El oidor, era un hombre de carne y hueso, y había de casarse
como nos casamos todos. Si nos enamoramos de una chica “la camelamos y decimos
envido y truco, nos contesta ella quiero y retruco”, enseguida hablamos con la suegra
y el resto lo hace la Iglesia y el párroco. Pero, no. Así no se casaban los
oidores de la Real Audiencia.
En las Tradiciones Peruanas, Ricardo Palma, cuenta que
Felipe II creyó muy erradamente, por cierto, que para liberar a esos
magistrados de compromisos en daños de la recta administración de justicia, ya
que no era posible condenarlos al celibato perpetuo, debía prohibirles contraer
matrimonio con la vecina de los pueblos sujetos a la jurisdicción del galán,
bajo pena de multa y la pérdida del empleo, les vedaba, consentir en el enlace
de sus hijas, hermanas y sobrinas con hombre que fuese domiciliado en el país,
prohibición que era igual para los parientes del otro sexo. Decía el monarca que las influencias de la
familia colocan al magistrado en condición propensa o fácil al cohecho.

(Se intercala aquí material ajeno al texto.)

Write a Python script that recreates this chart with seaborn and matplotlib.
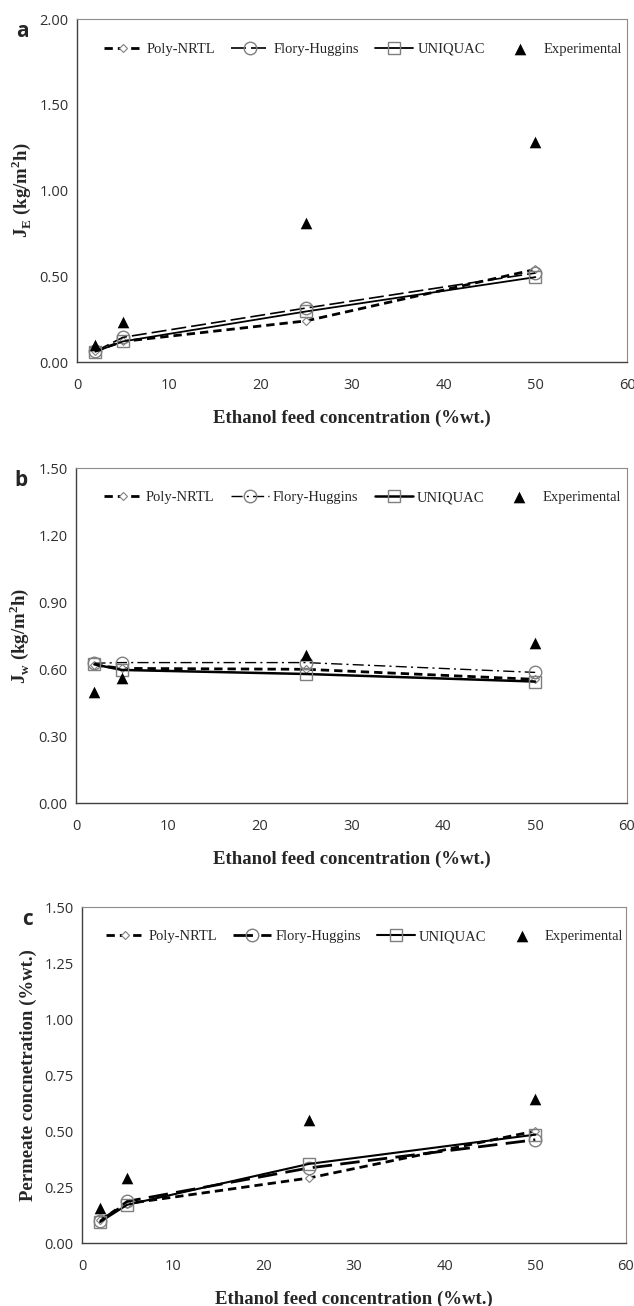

Escrúpulos de Su Majestad. El que quiere vender la justicia la vende, como paso
con Judas a Cristo, sin pensar en menudencias
ni en pamplinadas penales.
Así cuando un oidor de Lima, que ya estaba cansado de la
soltería pecaminosa o de una viudedad honesta, que le “impusiera castidad
forzosa” y aspiraba a media naranja que le hacía falta, este escribía a uno de
sus colegas de México, Quito o Chile , diciéndole que le buscara esposa,
determinando las “cualidades físicas y morales” que en ella se codiciaban,
también se señalaba la cifra a que la dote debía ascender. Otros dejaban la
elección al buen gusto del comisionado.
El historiador Vicuña Mackenna, que el oidor Álvarez de
Solorzano, encargo a un amigo que le arreglase matrimonio, con una noble viuda
residente en Tucumán (Argentina), con la condición de concretar también el
matrimonio de sus dos jóvenes sobrinos o deudos de la dama, con doña Ursula y
doña Luisa hijas de su señoría. El oidor aspiraba a que en su familia nadie
envidiase dicha ajena, por supuesto que las parejas no se conocían ni por foto,
“que en eso tiempo habría sido hasta pecado
de Inquisición, el imaginarse la posibilidad de reproducir la semblanza
humana, hasta lo infinito, con el auxilio de un rayo de luz solar. Unos
matrimonios en esas condiciones era como sacarse la lotería.
La suerte le daba al prójimo buen o mal número, ni más ni
menos como ahora, a pesar de que no va un
hombre tan a ciegas en la elección de una compañera.
Se cuenta que otro oidor de Lima, el licenciado Altamirano,
arreglo en 1616 matrimonio por intermedio de un colega de Santiago de Chile con
una joven aristocrática, sobre la base de que la dote sería un cargamento de
alimentos de nuestro país, por un valor de cincuenta mil pesos. A boda se
celebró con mucho boato, la ceremonia se realizó por poder que el oidor
Altamirano confirió a otro colega, habiendo actuado como padrino otro
magistrado de igual rango.
Dote y novia fueron enviados a Lima, por su suegro, según
rezaba el contrato matrimonial. El matrimonio de un oidor era en todo su
acepción de la frase, o que se entiende “ a fardo cerrado”. Ni por muestra se conocía la mercadería antes que saliera de
la aduana. De esto resulto que el matrimonio de los oidores, raras excepciones,
los matrimonio de oidor en Lima, casi
siempre anduvieran mal avenidos y fuese un semillero de escándalos.
Debió traslucirse por Felipe V o Carlos IIi, porque se
derogó el real mandato prohibiendo que los oidores y miembros de su familia se
casasen con personas del país donde residía. Ellos quedaron sujetos
a la fórmula general de solicitar sólo real permiso, que nunca les fue negado.
“Los matrimonios a fardo cerrado fueron en el Perú como la capa de gala de los hombres
decentes. Nadie con pretensión de persona de esplendor usaba en actos de etiqueta “capa cortada y cosida
por sastre de esta tierra”. Lo digno era encargarla a la Península, y en
algunas ocasiones capas españolas que resultaron capote, como mujeres de oidores
que resultaron verdaderas mujerzuelas.